Question asks to prove:
${^{n}\mathrm{C}_{k}} = {^{n-1}\mathrm{C}_{k-1}}+{^{n-1}\mathrm{C}_{k}}$
My Steps:
$$\begin{align*}\frac{(n-1)!}{(n-k-2)!(k-1)!} + \frac{(n-1)!}{(n-k-1)!(k)!} & = \frac{(n-1)!}{(n-k-2)!(k-1)!} + \frac{(n-1)!}{(n-1-k)(n-k-2)!k!}\end{align*}$$
$$\begin{align*}=\frac{(n-1)!}{(n-k-2)!(k-1)!} + \frac{(n-1)!}{(n-1-k)(n-k-2)!k(k-1)!}\end{align*}$$
$$\begin{align*}=\frac{[k(n-1-k)(n-1)!] + (n -1)!}{(n-1-k)(n-k-2)!k(k-1)!}\end{align*}$$
Now I have no clue on how to continue from here. Help please. Thanks!
Let's say a set $A$ has $N$ elements. Pick one element and mark it $x$. The subsets of $A$ of size $k$ come in two mutually exclusive types:
I. Those containing $x$, and II. Those not containing $x$.

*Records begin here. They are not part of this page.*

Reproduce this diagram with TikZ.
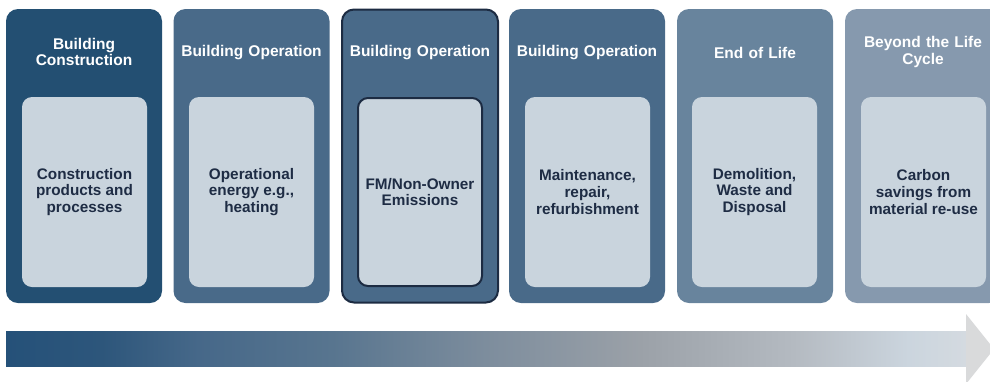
\documentclass[tikz,border=0pt]{standalone}
\usepackage{fontspec}
\setmainfont{Liberation Sans}
\usetikzlibrary{positioning}

\definecolor{stageA}{HTML}{234F72}
\definecolor{stageB}{HTML}{496A89}
\definecolor{stageC}{HTML}{68849D}
\definecolor{stageD}{HTML}{8699AE}
\definecolor{panel}{HTML}{C9D4DD}
\definecolor{ink}{HTML}{1E2C44}
\definecolor{edge}{HTML}{1C2B42}
\definecolor{headgrey}{HTML}{D9DADB}

% timeline body: dark blue fading to light grey
\pgfdeclarehorizontalshading{lifecycle}{100bp}{%
  color(0bp)=({rgb,255:red,37;green,81;blue,121});
  color(25bp)=({rgb,255:red,37;green,81;blue,121});
  color(30bp)=({rgb,255:red,45;green,86;blue,123});
  color(35bp)=({rgb,255:red,70;green,104;blue,137});
  color(42bp)=({rgb,255:red,88;green,117;blue,143});
  color(50bp)=({rgb,255:red,125;green,141;blue,157});
  color(58bp)=({rgb,255:red,155;green,161;blue,168});
  color(66bp)=({rgb,255:red,180;green,186;blue,193});
  color(72bp)=({rgb,255:red,203;green,213;blue,222});
  color(75bp)=({rgb,255:red,212;green,218;blue,224});
  color(100bp)=({rgb,255:red,212;green,218;blue,224})}

\tikzset{
  stage/.style={draw=none, rounded corners=12pt, minimum width=156pt,
    minimum height=294pt, inner sep=0pt},
  stagetitle/.style={text=white, font=\bfseries\fontsize{15.5}{16.5}\selectfont,
    align=center, text width=154pt, inner sep=0pt},
  card/.style={fill=panel, rounded corners=10pt, minimum width=125pt,
    minimum height=190pt, inner sep=0pt, text=ink,
    font=\bfseries\fontsize{15.3}{16.7}\selectfont, align=center},
  focus/.style={draw=edge, line width=2pt}
}

\begin{document}
\begin{tikzpicture}[x=1pt, y=-1pt]
\useasboundingbox (0,0) rectangle (990,381);
\clip (0,0) rectangle (990,381);

% stage columns
\node[stage, fill=stageA] (s1) at (84,156) {};
\node[stage, fill=stageB] (s2) at (251.5,156) {};
\node[stage, fill=stageB, focus, minimum width=156pt, minimum height=293pt] (s3) at (420,156) {};
\node[stage, fill=stageB] (s4) at (587,156) {};
\node[stage, fill=stageC] (s5) at (755,156) {};
\node[stage, fill=stageD] (s6) at (923,156) {};

% stage titles
\node[stagetitle] (t1) at (84,52) {Building\\Construction};
\node[stagetitle] (t2) at (251.5,52.5) {Building Operation};
\node[stagetitle] (t3) at (420,52.5) {Building Operation};
\node[stagetitle] (t4) at (587,52.5) {Building Operation};
\node[stagetitle] (t5) at (755,52.5) {End of Life};
\node[stagetitle] (t6) at (923,52) {Beyond the Life\\Cycle};

% inner cards
\node[card] (c1) at (84.5,192) {Construction\\products and\\processes};
\node[card] (c2) at (251.5,192) {Operational\\energy e.g.,\\heating};
\node[card, focus, minimum width=124pt, minimum height=188pt] (c3) at (420,192) {FM/Non-Owner\\Emissions};
\node[card] (c4) at (587.5,192) {Maintenance,\\repair,\\refurbishment};
\node[card] (c5) at (754.5,192) {Demolition,\\Waste and\\Disposal};
\node[card] (c6) at (923.5,192) {Carbon\\savings from\\material re-use};

% timeline arrow
\shade[shading=lifecycle] (6,331.5) rectangle (966,366.5);
\fill[headgrey] (966,331.5) -- (966,314) -- (994,349) -- (966,384) -- (966,366.5) -- cycle;
\end{tikzpicture}
\end{document}
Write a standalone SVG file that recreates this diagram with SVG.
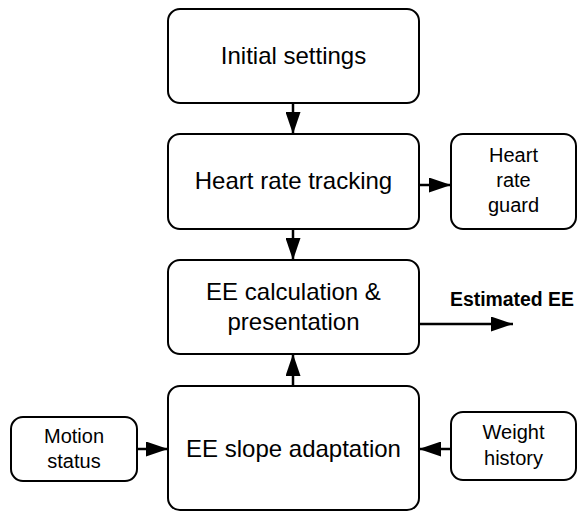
<svg xmlns="http://www.w3.org/2000/svg" width="577" height="512" viewBox="0 0 577 512">
<style>
.box{fill:#fff;stroke:#000;stroke-width:2}
.t{font-family:"Liberation Sans",Arial,sans-serif;font-size:24px;text-anchor:middle;fill:#000}
.s{font-family:"Liberation Sans",Arial,sans-serif;font-size:20px;text-anchor:middle;fill:#000}
.b{font-family:"Liberation Sans",Arial,sans-serif;font-size:20px;font-weight:bold;fill:#000}
.c{stroke:#000;stroke-width:2.5;fill:none;marker-end:url(#ah)}
</style>
<defs>
<marker id="ah" markerUnits="userSpaceOnUse" markerWidth="22" markerHeight="15" refX="22" refY="7.5" orient="auto">
<path d="M0,0 L22,7.5 L0,15 z" fill="#000"/>
</marker>
</defs>
<rect width="577" height="512" fill="#fff"/>
<g id="connectors">
<line class="c" x1="293" y1="103" x2="293" y2="134"/>
<line class="c" x1="293" y1="229" x2="293" y2="260"/>
<line class="c" x1="419" y1="185" x2="451" y2="185"/>
<line class="c" x1="293" y1="386" x2="293" y2="354"/>
<line class="c" x1="419" y1="324" x2="513" y2="324"/>
<line class="c" x1="137" y1="449" x2="168" y2="449"/>
<line class="c" x1="451" y1="449" x2="419" y2="449"/>
<text class="b" x="450" y="306" textLength="124" lengthAdjust="spacingAndGlyphs">Estimated EE</text>
</g>
<g id="initial">
<rect class="box" x="168" y="9" width="251" height="94" rx="12"/>
<text class="t" x="293.5" y="64">Initial settings</text>
</g>
<g id="hrtracking">
<rect class="box" x="168" y="134" width="251" height="95" rx="12"/>
<text class="t" x="293.5" y="189">Heart rate tracking</text>
</g>
<g id="eecalc">
<rect class="box" x="168" y="260" width="251" height="94" rx="12"/>
<text class="t" x="293.5" y="300">EE calculation &amp;</text>
<text class="t" x="293.5" y="330">presentation</text>
</g>
<g id="slope">
<rect class="box" x="168" y="386" width="251" height="124" rx="12"/>
<text class="t" x="293.5" y="457">EE slope adaptation</text>
</g>
<g id="guard">
<rect class="box" x="451" y="134" width="125" height="95" rx="12"/>
<text class="s" x="513.5" y="162">Heart</text>
<text class="s" x="513.5" y="187">rate</text>
<text class="s" x="513.5" y="212">guard</text>
</g>
<g id="motion">
<rect class="box" x="11" y="417" width="126" height="64" rx="12"/>
<text class="s" x="74" y="443">Motion</text>
<text class="s" x="74" y="468">status</text>
</g>
<g id="weight">
<rect class="box" x="451" y="412" width="125" height="68" rx="12"/>
<text class="s" x="513.5" y="439">Weight</text>
<text class="s" x="513.5" y="465">history</text>
</g>
</svg>
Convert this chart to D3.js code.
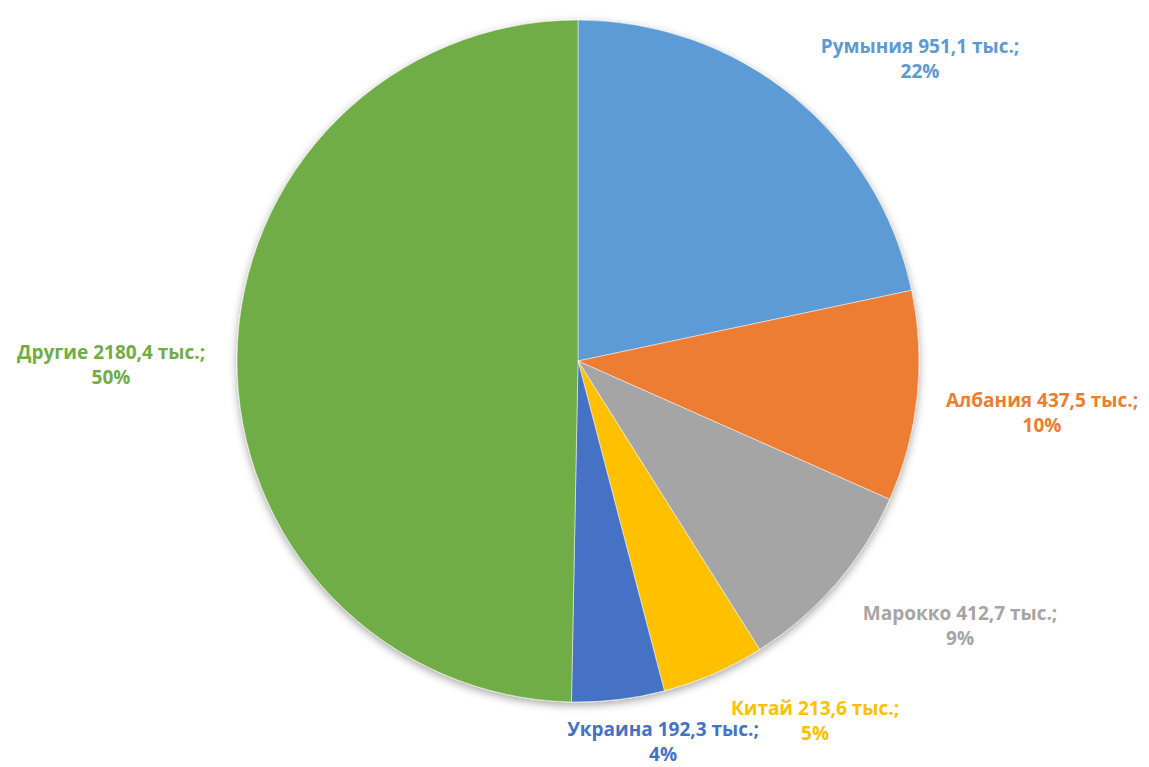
<!DOCTYPE html>
<html>
<head>
<meta charset="utf-8">
<script src="https://cdn.jsdelivr.net/npm/d3@7"></script>
<style>
  body { margin: 0; background: #fff; }
  svg { display: block; }
  .lbl { font-family: "Open Sans", "DejaVu Sans", sans-serif; font-weight: 700; font-size: 19px; }
</style>
</head>
<body>
<svg id="chart" width="1149" height="767"></svg>
<script>

// Chart data
const countries = ["Румыния", "Албания", "Марокко", "Китай", "Украина", "Другие"];
const values = [951.1, 437.5, 412.7, 213.6, 192.3, 2180.4];
const valueLabels = ["951,1", "437,5", "412,7", "213,6", "192,3", "2180,4"];
const percentLabels = ["22%", "10%", "9%", "5%", "4%", "50%"];
const colors = ["#5b9bd5", "#ed7d31", "#a5a5a5", "#ffc000", "#4472c4", "#70ad47"];

// Where each label block is centred (Excel "best fit" placement)
const labelAt = [[920, 46], [1042, 400], [960, 613], [815, 708], [663, 729], [111, 352]];

const svg = d3.select("#chart");
const cx = 578, cy = 361, radius = 341;

// Soft shadow under the pie
const defs = svg.append("defs");
const shadow = defs.append("filter").attr("id", "shadow")
    .attr("x", "-10%").attr("y", "-10%").attr("width", "120%").attr("height", "120%");
shadow.append("feDropShadow")
    .attr("dx", 0).attr("dy", 3).attr("stdDeviation", 4)
    .attr("flood-color", "#000").attr("flood-opacity", 0.35);

const pie = d3.pie().sort(null).value(d => d)(values);
const arc = d3.arc().innerRadius(0).outerRadius(radius);

const g = svg.append("g")
    .attr("transform", `translate(${cx},${cy})`)
    .attr("filter", "url(#shadow)");

g.selectAll("path")
    .data(pie)
    .enter()
    .append("path")
    .attr("d", arc)
    .attr("fill", (d, i) => colors[i])
    .attr("stroke", "#fff")
    .attr("stroke-width", 0.5);

// Data labels
const labels = svg.selectAll("text.lbl")
    .data(countries)
    .enter()
    .append("text")
    .classed("lbl", true)
    .attr("text-anchor", "middle")
    .attr("fill", (d, i) => colors[i])
    .attr("transform", (d, i) => `translate(${labelAt[i][0]},${labelAt[i][1]})`);

labels.append("tspan")
    .attr("x", 0).attr("dy", "0.35em")
    .text((d, i) => `${d} ${valueLabels[i]} тыс.;`);

labels.append("tspan")
    .attr("x", 0).attr("dy", 25)
    .text((d, i) => percentLabels[i]);

</script>
</body>
</html>
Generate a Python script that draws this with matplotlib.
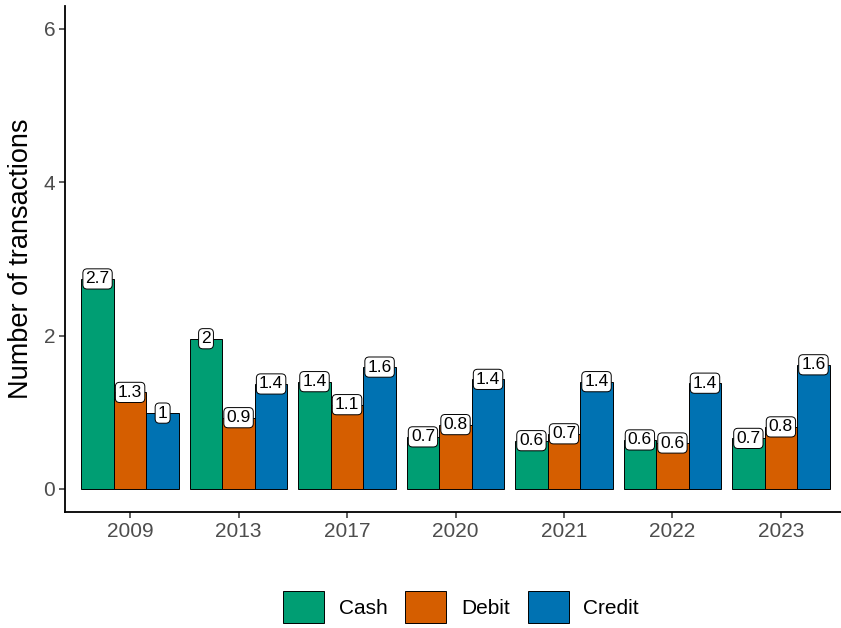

To choose a subset of type I, first remove $x$ from $A$, and from the remaining elements (there are $N-1$ of them) pick a subset of size $k-1$. There are $^{N-1}C_{k-1}$ ways to do it.
To choose a subset of type II, remove $x$ from $A$, and from the remaining elements pick a subset of size $k$. There are $^{N-1}C_{k}$ ways to do it.
That covers all $k$-subsets of $A$, so we are done.